The central controller is a programmable arbitration device, that can cater for multiple parameters. For instance, each of the clients will have different types of priorities and demands and each of the DRAM's will have different activities occurring on them, as well as the DRAM's own attributes dependant on the type of memory being utilised by the boards - the arbiter can take all of these different parameters into account and tries to prioritise the activities; for instance even if a client is usually of high priority but it its access type does not suit the exact activity occurring on the DRAM channel at that time it could allow other requests to be met if they will fit in with the current activity. The arbiter does have its own logic that constantly assess the activity and tries to tune itself to the demands that are going on in that session, however all the parameters are software updateable allowing for easy tuning of the memory bus via driver updates, and should ATI find an application that has requests that are abnormal in comparison to other applications could even set up individual application profiles to tune the memory interface specifically for that application.

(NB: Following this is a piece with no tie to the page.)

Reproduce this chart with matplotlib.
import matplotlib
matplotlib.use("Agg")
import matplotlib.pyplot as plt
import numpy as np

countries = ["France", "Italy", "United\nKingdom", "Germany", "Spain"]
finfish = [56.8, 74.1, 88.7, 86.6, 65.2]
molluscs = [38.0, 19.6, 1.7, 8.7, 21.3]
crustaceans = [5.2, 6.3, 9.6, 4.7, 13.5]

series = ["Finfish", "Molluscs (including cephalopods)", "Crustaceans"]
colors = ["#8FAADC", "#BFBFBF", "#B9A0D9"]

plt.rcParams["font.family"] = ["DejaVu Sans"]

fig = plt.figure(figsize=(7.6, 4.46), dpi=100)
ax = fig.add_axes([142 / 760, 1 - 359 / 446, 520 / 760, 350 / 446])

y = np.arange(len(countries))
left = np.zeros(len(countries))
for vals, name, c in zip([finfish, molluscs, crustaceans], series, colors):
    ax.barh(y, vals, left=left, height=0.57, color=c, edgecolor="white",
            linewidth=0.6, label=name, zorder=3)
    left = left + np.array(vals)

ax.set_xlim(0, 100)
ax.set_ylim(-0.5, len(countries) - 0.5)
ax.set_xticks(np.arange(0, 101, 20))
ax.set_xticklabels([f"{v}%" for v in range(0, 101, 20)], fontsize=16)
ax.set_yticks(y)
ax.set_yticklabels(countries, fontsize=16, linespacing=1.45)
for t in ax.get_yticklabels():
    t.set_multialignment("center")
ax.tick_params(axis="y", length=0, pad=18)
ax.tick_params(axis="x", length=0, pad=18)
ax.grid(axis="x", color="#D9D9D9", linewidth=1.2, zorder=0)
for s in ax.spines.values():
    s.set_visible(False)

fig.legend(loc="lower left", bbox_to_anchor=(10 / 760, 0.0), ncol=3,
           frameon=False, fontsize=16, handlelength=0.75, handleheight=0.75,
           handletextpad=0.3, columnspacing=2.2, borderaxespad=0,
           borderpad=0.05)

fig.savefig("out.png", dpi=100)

Beyond just the addition of the arbitration login, ATI are claiming a 4x efficiency in random access of the memory by virtue of the fact there are now 8 memory banks per DRAM on the R520 memory controller, as opposed to 4 banks per DRAM on R420, and also 8x32-bit memory channels rather than 4x64-bit channels. To get the maximum efficiency out of the memory bus the memory channels should ideally carry enough data to max out the width of the channel and the burst length of the DRAM module - the wider the memory channel the less likely this is to occur, so breaking down the memory channel into even smaller width can increase the effective bandwidth utilisation. Up until now all 256-bit memory busses have utilised 4 way crossbar's, breaking the channels down to 4x64-bit busses; its likely that previous designs were not able to go down any further due to the trace density issues mentioned before - the ring bus mechanism now allows this to occur and also reduces the trace density, increasing the clock speeds. Note: the 8x32-bit channels is why we see an odd memory layout on the R520 boards, with one memory chip at angles to the top of the chip; normally 64-bit busses would need to have 32-bit chips paired together.

Although RV530 is a considerably smaller chip than R520, and only contains a 128-bit interface it does still utilise the same ring bus design, but in this instance uses two 128-bit internal busses. RV515 is too small to house such a memory controller, so defaults to more traditional crossbar design, although this time features 4x32-bit channels, which is the first time ATI have done this.

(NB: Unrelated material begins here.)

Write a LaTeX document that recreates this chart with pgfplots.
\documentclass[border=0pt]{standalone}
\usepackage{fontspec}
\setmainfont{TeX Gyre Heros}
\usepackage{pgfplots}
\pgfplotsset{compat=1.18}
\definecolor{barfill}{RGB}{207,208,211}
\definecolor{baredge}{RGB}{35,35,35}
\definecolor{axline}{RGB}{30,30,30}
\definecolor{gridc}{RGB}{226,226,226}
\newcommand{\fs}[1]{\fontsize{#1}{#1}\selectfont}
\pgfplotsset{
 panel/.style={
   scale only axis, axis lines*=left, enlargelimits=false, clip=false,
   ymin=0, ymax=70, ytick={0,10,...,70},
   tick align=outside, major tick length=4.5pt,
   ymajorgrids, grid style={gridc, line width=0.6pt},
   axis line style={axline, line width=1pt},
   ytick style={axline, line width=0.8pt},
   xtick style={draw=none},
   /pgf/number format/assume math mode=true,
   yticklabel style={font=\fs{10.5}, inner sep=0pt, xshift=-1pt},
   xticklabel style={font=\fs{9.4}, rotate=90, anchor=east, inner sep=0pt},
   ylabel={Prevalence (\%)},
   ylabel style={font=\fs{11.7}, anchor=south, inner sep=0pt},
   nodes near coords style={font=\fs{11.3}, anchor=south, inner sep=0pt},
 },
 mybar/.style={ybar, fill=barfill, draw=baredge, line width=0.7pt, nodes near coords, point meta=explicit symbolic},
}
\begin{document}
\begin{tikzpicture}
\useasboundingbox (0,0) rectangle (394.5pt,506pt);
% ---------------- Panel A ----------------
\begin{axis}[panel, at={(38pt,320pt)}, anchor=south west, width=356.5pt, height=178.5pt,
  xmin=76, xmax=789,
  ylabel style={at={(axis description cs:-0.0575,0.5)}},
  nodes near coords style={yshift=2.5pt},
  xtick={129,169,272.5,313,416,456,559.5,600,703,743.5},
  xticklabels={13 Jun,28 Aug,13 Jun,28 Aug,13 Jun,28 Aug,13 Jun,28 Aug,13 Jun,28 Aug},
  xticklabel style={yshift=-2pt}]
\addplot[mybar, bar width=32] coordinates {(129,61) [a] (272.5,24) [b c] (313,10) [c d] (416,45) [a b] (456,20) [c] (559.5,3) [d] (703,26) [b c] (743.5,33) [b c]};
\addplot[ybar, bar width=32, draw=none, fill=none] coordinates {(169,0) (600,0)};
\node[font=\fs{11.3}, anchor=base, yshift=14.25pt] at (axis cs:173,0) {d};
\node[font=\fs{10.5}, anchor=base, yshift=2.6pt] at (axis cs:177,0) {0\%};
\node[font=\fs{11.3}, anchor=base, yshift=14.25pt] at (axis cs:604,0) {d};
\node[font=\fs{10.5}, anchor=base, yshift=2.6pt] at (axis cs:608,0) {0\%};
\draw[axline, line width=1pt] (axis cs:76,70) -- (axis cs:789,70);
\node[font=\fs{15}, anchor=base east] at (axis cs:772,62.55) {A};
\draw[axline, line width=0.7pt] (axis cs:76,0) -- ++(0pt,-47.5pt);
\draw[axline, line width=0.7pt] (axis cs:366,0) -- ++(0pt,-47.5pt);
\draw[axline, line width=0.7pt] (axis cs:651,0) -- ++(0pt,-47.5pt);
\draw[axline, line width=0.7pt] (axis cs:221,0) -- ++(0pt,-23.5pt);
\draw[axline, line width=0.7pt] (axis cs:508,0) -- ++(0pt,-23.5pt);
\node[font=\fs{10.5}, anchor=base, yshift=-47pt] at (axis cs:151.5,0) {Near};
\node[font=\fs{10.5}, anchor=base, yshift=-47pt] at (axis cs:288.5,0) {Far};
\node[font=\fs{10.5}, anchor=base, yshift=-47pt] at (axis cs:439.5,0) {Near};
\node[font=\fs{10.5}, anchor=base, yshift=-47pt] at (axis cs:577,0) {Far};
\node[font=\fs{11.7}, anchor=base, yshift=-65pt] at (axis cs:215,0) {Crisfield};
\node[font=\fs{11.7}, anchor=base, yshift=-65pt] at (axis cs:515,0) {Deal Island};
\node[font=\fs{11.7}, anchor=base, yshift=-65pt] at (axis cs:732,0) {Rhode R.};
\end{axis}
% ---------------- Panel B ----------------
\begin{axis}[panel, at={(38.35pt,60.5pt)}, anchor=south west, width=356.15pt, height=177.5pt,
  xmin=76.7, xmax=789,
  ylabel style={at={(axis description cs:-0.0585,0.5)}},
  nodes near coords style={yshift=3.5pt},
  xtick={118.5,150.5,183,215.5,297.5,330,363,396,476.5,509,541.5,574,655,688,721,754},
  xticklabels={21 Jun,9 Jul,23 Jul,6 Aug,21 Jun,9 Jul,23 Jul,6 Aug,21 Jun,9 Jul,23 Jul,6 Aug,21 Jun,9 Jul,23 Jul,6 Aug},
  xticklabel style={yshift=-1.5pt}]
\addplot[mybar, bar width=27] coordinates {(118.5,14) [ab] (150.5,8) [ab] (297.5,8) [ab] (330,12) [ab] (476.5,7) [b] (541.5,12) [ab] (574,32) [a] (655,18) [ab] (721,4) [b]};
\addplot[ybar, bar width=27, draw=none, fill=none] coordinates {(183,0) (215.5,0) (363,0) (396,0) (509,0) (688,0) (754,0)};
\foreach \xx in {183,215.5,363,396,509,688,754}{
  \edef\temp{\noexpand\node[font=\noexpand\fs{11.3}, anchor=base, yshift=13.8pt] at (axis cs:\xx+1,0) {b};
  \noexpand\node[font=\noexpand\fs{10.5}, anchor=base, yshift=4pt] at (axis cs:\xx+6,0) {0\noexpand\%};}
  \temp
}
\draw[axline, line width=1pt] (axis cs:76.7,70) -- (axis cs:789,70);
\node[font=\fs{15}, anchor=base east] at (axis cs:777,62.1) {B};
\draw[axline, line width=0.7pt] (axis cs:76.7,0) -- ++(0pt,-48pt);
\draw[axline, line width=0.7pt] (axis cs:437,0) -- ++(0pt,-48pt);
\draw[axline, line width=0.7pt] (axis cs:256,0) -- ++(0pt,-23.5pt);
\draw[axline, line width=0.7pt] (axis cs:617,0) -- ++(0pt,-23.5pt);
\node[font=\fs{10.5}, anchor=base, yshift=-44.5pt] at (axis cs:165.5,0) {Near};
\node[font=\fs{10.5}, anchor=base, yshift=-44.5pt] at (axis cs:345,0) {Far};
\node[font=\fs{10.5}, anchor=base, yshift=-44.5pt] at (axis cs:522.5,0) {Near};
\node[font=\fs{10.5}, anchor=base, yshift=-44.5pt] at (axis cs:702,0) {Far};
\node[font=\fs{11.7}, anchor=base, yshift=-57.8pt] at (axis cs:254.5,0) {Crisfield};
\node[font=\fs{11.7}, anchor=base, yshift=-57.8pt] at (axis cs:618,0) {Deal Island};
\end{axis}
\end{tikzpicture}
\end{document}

R520's memory controller already has the capabilities to support all current GDDR memory types, as well as GDDR4 which is coming in the near future. The design of the memory is such that it should scale to beyond 1.8GHz memory speeds over the course of its lifetime, which means that this memory design is likely to remain in ATI's designed for a few generations now; speeds in the order of 1.0GHz have already been achieved on R520.